§ Exercise
Search the material for "this" and show all lines that contain it.
====== Records shown
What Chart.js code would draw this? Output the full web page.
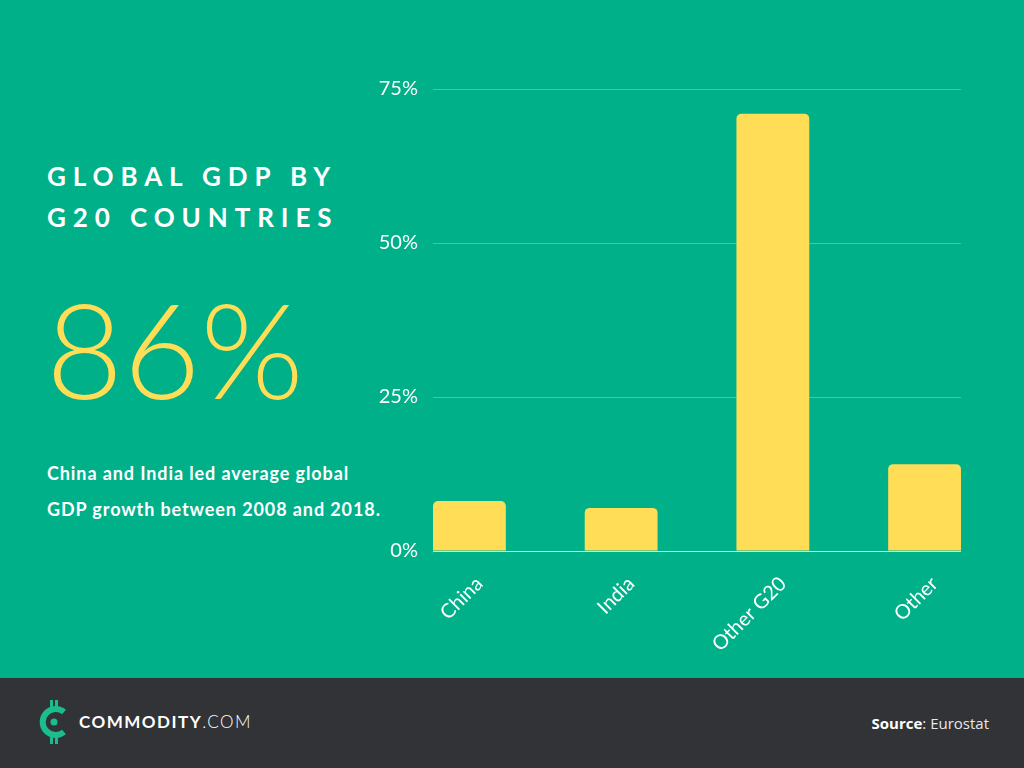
============
====== Records shown
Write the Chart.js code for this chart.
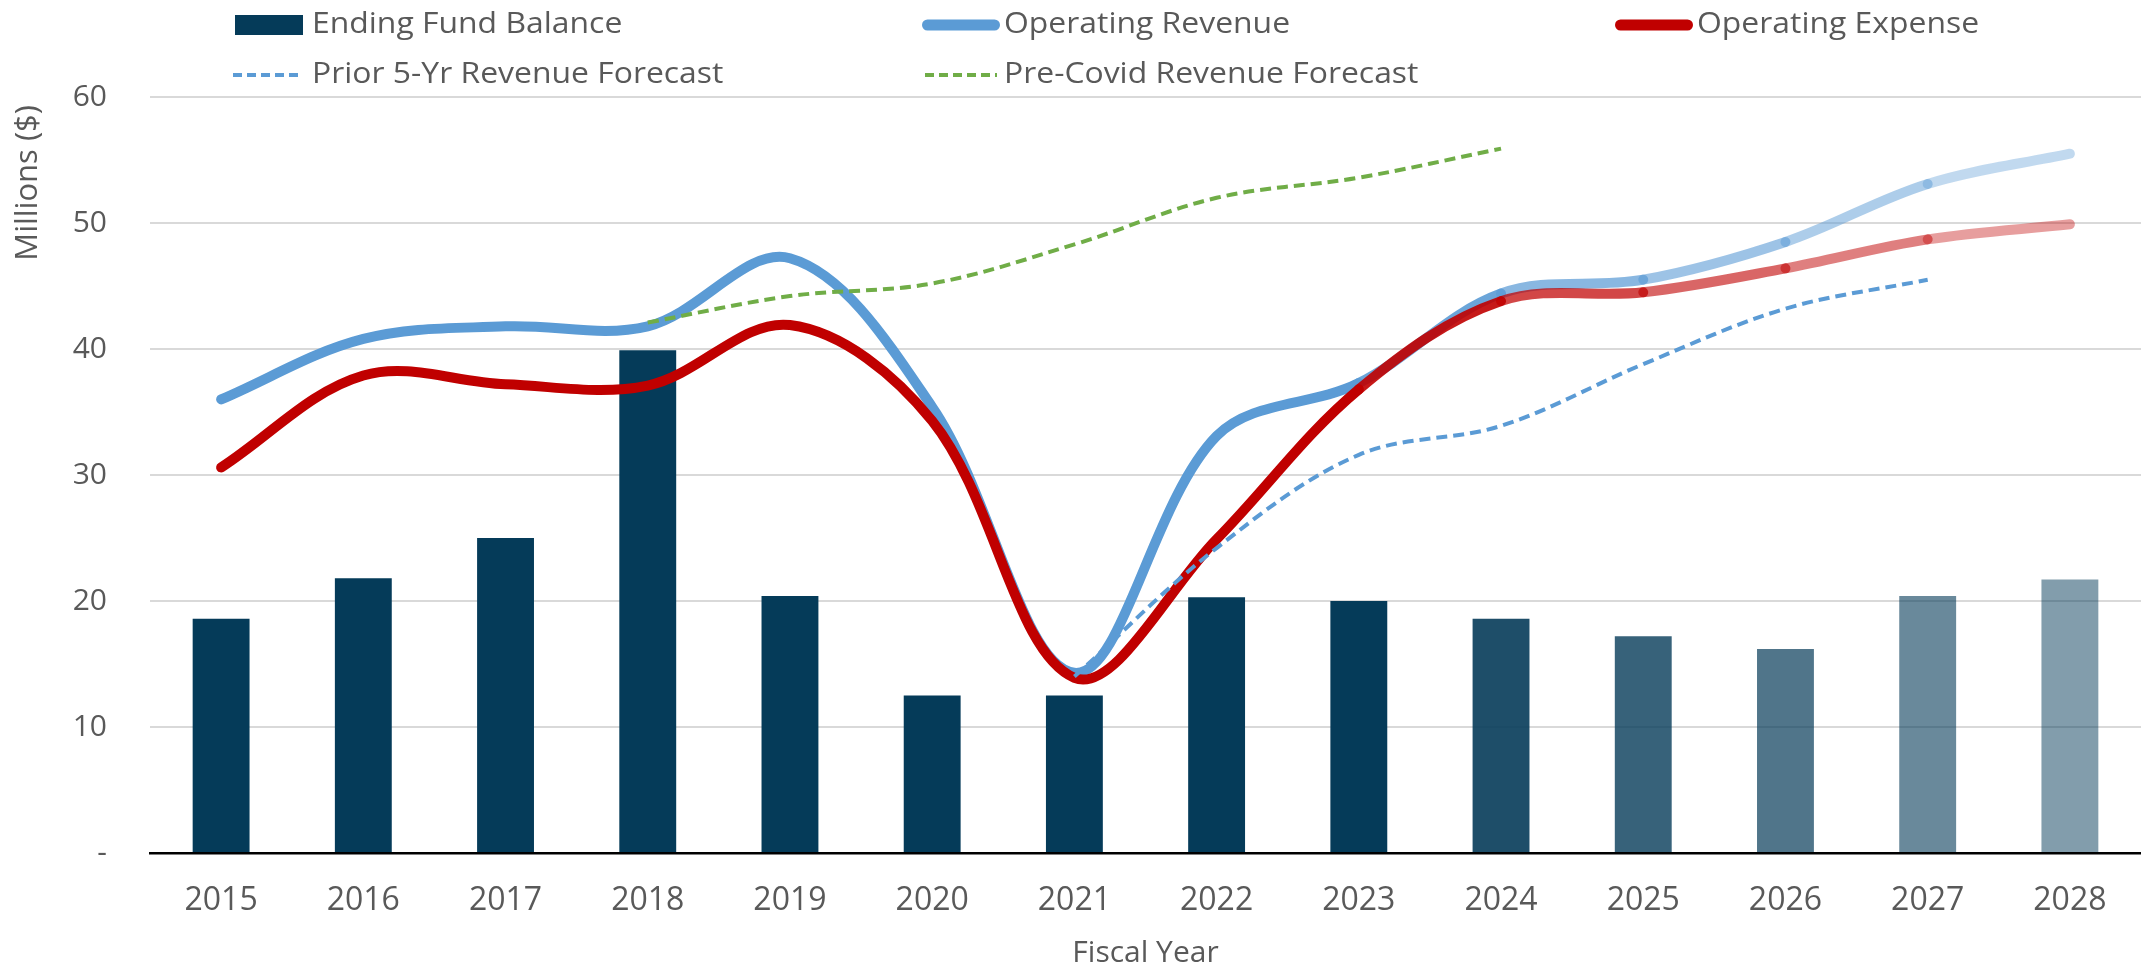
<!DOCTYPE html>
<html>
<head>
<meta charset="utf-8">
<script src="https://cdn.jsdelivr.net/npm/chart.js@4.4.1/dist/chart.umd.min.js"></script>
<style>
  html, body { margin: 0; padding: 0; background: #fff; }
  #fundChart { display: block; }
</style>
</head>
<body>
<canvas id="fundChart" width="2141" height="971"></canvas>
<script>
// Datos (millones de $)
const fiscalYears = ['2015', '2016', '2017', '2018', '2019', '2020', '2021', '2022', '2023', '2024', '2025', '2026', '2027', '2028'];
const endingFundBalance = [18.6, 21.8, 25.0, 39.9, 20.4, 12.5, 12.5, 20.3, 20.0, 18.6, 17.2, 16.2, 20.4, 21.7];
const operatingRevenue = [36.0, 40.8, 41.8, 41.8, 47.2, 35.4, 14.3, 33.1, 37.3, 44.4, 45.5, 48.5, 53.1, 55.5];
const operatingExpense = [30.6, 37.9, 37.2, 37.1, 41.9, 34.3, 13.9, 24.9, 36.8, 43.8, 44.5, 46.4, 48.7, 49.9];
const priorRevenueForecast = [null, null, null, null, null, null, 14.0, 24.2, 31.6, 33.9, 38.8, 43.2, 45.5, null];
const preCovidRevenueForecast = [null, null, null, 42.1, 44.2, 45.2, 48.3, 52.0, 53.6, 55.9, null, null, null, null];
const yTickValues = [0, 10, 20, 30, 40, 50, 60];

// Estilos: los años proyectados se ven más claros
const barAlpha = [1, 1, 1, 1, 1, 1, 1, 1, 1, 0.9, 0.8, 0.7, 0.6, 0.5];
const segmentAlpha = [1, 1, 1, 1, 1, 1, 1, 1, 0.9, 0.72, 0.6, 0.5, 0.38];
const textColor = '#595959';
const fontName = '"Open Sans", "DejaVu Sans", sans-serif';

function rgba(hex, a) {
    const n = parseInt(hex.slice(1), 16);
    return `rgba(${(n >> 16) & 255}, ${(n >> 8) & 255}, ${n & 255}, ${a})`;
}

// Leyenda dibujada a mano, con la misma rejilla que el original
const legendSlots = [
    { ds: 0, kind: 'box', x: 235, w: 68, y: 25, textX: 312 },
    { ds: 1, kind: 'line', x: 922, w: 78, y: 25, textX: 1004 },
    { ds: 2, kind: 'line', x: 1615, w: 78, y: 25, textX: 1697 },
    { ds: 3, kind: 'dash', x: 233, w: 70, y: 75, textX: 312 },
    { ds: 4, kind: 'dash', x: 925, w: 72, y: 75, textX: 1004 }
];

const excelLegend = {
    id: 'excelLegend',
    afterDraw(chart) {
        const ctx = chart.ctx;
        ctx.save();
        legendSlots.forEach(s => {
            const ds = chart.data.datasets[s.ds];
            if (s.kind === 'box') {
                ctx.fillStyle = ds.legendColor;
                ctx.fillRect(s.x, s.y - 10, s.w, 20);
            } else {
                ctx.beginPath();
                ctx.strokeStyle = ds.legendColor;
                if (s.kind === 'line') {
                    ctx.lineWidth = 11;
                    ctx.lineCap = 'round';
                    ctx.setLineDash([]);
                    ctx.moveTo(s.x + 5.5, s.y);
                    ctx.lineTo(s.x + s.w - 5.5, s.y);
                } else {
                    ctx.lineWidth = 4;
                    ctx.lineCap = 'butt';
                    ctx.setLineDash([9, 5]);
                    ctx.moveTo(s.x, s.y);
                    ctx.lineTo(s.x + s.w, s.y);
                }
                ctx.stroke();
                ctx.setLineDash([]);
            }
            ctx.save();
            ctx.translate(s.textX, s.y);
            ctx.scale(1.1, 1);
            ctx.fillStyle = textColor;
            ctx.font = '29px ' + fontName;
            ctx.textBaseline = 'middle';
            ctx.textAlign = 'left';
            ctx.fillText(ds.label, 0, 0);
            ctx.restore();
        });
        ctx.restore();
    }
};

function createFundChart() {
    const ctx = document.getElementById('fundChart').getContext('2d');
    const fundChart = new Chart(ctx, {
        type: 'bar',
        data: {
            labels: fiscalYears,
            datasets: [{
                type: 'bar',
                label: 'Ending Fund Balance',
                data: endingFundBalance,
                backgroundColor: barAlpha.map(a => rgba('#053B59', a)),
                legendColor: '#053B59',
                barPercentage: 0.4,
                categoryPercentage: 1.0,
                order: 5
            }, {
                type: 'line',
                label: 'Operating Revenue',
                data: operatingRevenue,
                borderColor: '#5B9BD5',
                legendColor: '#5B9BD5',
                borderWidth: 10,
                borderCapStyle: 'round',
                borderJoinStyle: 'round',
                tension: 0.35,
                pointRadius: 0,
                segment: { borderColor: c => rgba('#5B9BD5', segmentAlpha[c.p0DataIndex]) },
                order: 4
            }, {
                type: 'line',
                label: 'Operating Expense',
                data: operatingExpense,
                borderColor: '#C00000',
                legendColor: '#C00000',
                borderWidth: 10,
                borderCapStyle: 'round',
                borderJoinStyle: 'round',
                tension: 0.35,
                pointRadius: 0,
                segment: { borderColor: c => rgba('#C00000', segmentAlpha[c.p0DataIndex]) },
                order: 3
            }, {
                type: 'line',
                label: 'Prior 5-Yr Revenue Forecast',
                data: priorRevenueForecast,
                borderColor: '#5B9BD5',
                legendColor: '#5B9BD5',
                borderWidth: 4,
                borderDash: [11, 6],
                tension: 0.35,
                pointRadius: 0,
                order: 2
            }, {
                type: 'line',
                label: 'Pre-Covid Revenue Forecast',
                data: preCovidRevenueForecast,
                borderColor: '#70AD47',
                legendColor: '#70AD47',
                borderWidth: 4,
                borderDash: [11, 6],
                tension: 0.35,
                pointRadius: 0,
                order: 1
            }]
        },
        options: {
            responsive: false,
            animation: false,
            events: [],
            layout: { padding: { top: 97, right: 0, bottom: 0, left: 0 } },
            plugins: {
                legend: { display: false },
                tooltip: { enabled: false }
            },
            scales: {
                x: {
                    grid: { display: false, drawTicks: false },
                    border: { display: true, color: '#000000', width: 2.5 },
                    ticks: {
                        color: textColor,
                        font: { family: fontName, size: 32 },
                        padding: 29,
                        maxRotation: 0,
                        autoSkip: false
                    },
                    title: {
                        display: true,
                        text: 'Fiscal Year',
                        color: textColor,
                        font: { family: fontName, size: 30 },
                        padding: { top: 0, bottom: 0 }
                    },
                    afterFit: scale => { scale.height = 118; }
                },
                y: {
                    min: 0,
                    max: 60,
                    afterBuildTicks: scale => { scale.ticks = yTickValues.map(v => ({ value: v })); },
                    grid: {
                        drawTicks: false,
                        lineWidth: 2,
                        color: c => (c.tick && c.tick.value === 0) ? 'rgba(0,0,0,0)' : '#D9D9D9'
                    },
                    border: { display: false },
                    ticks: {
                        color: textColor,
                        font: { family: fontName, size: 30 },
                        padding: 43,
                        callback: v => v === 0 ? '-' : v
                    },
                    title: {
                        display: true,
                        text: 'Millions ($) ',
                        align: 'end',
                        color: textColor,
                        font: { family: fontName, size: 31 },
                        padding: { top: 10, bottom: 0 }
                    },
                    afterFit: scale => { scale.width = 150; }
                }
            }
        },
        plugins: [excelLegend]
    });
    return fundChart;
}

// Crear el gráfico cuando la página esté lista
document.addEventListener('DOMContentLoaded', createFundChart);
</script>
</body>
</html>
============
§ Answer for the task
What Chart.js code would draw this? Output the full web page.
Write the Chart.js code for this chart.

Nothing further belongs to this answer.